## TASK STATEMENT
Return the lines that follow, exactly as they appear, from the first through the one containing "var lineColor = '#3c3c3c';"; no pictures are to be included.

— BEGIN RECORDED DATA —

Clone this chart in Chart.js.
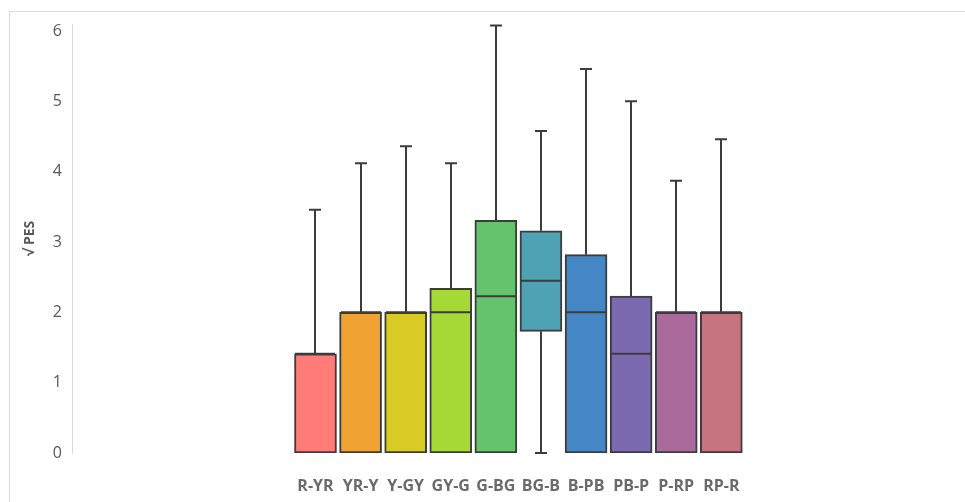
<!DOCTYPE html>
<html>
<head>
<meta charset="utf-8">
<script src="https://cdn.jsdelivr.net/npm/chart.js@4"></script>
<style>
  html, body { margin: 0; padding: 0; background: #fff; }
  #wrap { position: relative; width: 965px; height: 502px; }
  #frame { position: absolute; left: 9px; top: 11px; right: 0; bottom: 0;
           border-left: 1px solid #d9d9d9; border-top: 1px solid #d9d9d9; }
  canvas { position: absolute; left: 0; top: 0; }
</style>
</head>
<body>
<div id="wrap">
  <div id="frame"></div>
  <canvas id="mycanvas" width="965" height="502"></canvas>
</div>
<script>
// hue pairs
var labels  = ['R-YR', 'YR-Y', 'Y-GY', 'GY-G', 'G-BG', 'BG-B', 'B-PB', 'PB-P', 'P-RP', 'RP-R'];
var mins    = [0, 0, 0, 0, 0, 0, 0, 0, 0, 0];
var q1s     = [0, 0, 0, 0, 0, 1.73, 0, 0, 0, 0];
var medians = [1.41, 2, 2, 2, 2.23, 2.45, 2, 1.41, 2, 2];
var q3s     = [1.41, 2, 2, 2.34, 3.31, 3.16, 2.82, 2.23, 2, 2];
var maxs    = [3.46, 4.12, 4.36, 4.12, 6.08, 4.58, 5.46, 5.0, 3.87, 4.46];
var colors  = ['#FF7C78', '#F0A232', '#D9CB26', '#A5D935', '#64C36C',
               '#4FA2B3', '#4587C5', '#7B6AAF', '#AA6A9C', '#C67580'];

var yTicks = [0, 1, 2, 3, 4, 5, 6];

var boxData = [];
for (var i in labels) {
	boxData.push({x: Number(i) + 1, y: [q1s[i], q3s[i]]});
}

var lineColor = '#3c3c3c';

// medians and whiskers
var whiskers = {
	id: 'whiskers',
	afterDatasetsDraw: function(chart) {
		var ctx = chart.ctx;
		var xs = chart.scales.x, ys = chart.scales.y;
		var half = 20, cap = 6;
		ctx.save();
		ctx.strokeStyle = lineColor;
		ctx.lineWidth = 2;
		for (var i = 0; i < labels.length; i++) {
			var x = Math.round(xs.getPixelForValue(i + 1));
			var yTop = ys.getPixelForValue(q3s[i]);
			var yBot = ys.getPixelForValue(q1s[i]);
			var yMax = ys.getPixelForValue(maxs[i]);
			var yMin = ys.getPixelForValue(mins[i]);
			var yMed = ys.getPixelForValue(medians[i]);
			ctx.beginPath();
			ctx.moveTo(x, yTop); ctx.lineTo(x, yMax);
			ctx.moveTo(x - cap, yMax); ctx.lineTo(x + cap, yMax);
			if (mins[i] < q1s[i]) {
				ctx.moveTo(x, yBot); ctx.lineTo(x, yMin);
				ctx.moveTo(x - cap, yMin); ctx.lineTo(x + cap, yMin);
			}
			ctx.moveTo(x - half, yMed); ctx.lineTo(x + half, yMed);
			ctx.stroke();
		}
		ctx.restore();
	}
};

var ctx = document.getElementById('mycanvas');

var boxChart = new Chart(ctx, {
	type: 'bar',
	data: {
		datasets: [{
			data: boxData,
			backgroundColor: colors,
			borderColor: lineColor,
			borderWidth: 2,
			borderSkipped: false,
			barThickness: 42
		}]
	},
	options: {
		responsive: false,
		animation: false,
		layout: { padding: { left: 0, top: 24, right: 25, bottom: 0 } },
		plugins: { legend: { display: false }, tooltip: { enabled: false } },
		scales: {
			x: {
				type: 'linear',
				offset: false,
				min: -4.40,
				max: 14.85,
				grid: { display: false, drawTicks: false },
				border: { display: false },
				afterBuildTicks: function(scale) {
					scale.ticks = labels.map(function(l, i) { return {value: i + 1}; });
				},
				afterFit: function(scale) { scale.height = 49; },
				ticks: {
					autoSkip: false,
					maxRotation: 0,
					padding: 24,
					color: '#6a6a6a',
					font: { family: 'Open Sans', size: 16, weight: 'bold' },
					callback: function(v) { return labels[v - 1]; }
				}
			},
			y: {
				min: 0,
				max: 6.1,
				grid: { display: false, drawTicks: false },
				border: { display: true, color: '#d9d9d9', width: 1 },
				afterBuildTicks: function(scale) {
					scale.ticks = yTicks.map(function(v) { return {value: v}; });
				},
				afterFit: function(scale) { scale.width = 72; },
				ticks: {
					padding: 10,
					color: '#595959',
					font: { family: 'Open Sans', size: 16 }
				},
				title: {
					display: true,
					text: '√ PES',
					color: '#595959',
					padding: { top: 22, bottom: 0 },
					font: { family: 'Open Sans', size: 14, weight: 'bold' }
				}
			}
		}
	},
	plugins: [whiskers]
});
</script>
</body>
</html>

— END RECORDED DATA —

## SOLUTION TO THIS PROBLEM
Clone this chart in Chart.js.
<!DOCTYPE html>
<html>
<head>
<meta charset="utf-8">
<script src="https://cdn.jsdelivr.net/npm/chart.js@4"></script>
<style>
  html, body { margin: 0; padding: 0; background: #fff; }
  #wrap { position: relative; width: 965px; height: 502px; }
  #frame { position: absolute; left: 9px; top: 11px; right: 0; bottom: 0;
           border-left: 1px solid #d9d9d9; border-top: 1px solid #d9d9d9; }
  canvas { position: absolute; left: 0; top: 0; }
</style>
</head>
<body>
<div id="wrap">
  <div id="frame"></div>
  <canvas id="mycanvas" width="965" height="502"></canvas>
</div>
<script>
// hue pairs
var labels  = ['R-YR', 'YR-Y', 'Y-GY', 'GY-G', 'G-BG', 'BG-B', 'B-PB', 'PB-P', 'P-RP', 'RP-R'];
var mins    = [0, 0, 0, 0, 0, 0, 0, 0, 0, 0];
var q1s     = [0, 0, 0, 0, 0, 1.73, 0, 0, 0, 0];
var medians = [1.41, 2, 2, 2, 2.23, 2.45, 2, 1.41, 2, 2];
var q3s     = [1.41, 2, 2, 2.34, 3.31, 3.16, 2.82, 2.23, 2, 2];
var maxs    = [3.46, 4.12, 4.36, 4.12, 6.08, 4.58, 5.46, 5.0, 3.87, 4.46];
var colors  = ['#FF7C78', '#F0A232', '#D9CB26', '#A5D935', '#64C36C',
               '#4FA2B3', '#4587C5', '#7B6AAF', '#AA6A9C', '#C67580'];

var yTicks = [0, 1, 2, 3, 4, 5, 6];

var boxData = [];
for (var i in labels) {
	boxData.push({x: Number(i) + 1, y: [q1s[i], q3s[i]]});
}

var lineColor = '#3c3c3c';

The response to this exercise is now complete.